One can also apply the theory of distributions to get round any analytic problems with the symmetry. Firstly the derivative of any function can be defined (provided it is integrable), as a distribution. Secondly the use of integration by parts throws the symmetry question back onto the test functions, which are smooth and certainly satisfy the symmetry. One concludes that, in the sense of distributions, the symmetry always holds. (Another approach, where the Fourier transform of a function is defined, is to note that on transforms the partial derivatives become multiplication operators that commute much more obviously).

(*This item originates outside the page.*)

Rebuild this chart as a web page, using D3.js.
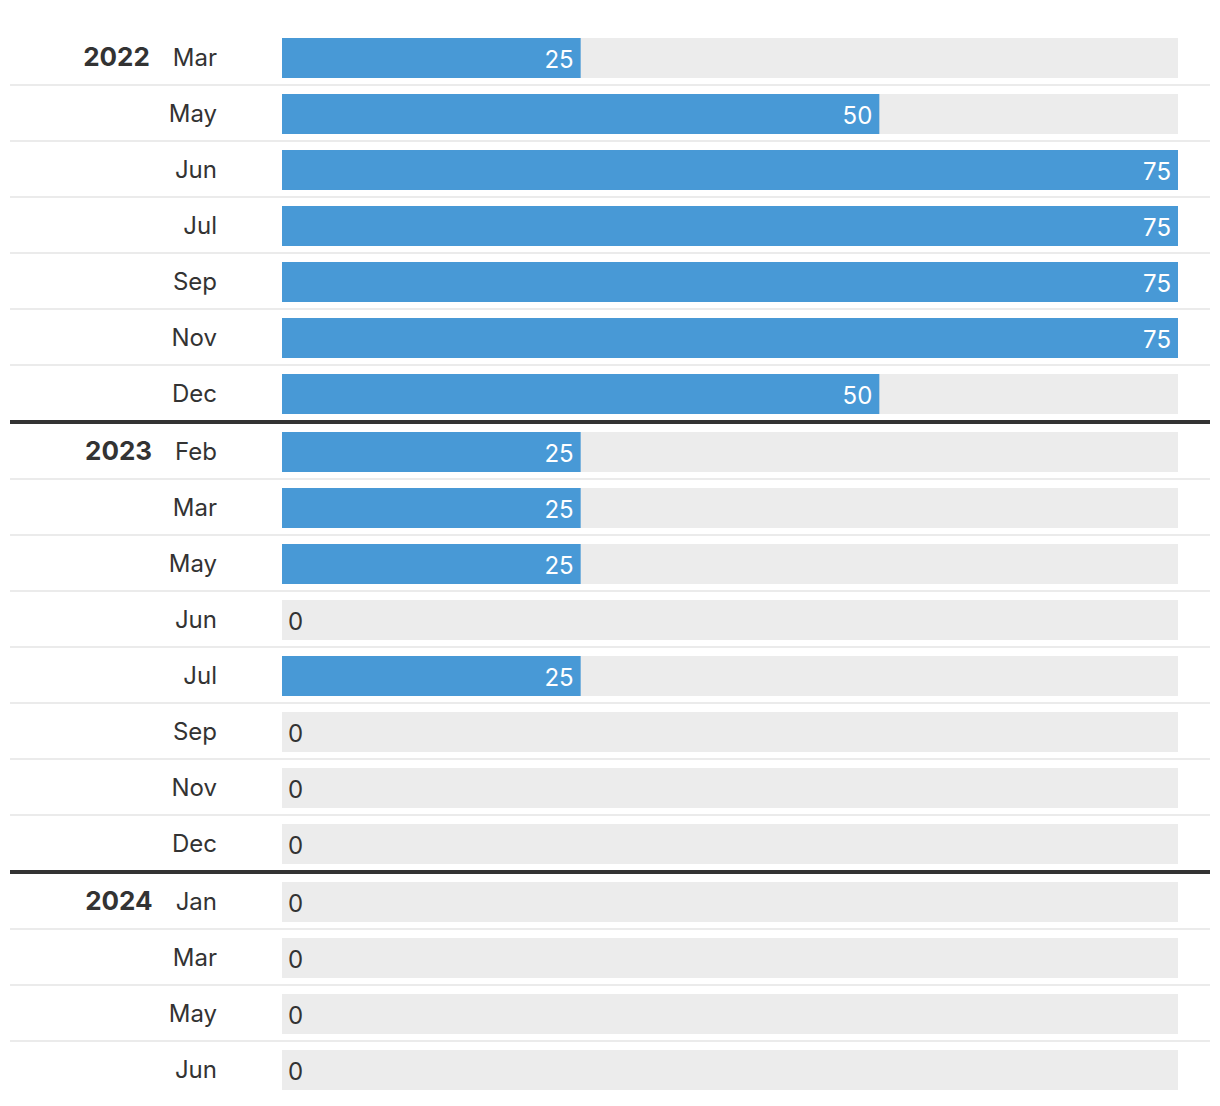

The fact remains that in the worst case there are counterexamples. In the case of two variables, near (0, 0) one can consider two limiting processes on

f(h, k) − f(h, 0) − f(0, k) + f(0, 0)

corresponding to making h → 0 first, and to making k → 0 first. These processes need not commute (see interchange of limiting operations): it can matter, looking at the first-order terms, which is applied first. This leads to the construction of pathological examples in which the symmetry of second derivatives is not true. Given that the derivatives as Schwartz distributions are symmetric, this kind of example belongs in the 'fine' theory of real analysis.

Consider the function

f(x,y)
f(x,y)
f(x,y) = \begin{cases} 
                     \frac{xy(x^2 - y^2)}{x^2+y^2} & \mbox{ for } (x, y) \ne (0, 0)\\
                      0                            & \mbox{ for } (x, y) = (0, 0).
                \end{cases}

Then the mixed partial derivatives of f exist, and are continuous everywhere except at (0,0). Moreover

\frac {\partial}{\partial x} \left( \frac { \partial f }{ \partial y} \right) \ne
       \frac {\partial}{\partial y} \left( \frac { \partial f }{ \partial x} \right)

at (0,0).

A more sophisticated argument is this: consider the first-order differential operators Di to be infinitesimal operators on Euclidean space. That is, Di in a sense generates the one-parameter group of translations parallel to the xi-axis. These groups certainly all commute with each other, and therefore we expect that the infinitesimal generators do also; the Lie bracket

[Di, Dj] = 0

is the way that is reflected. When one comes to ask whether this is true as applied to spaces of functions on Euclidean space, this question is an elementary part of the theory of differentiable vectors in representation theory; that is, a suitable subspace of a function space on which the Lie algebra representation deriving from a representation of a Lie group has desirable and transparent properties.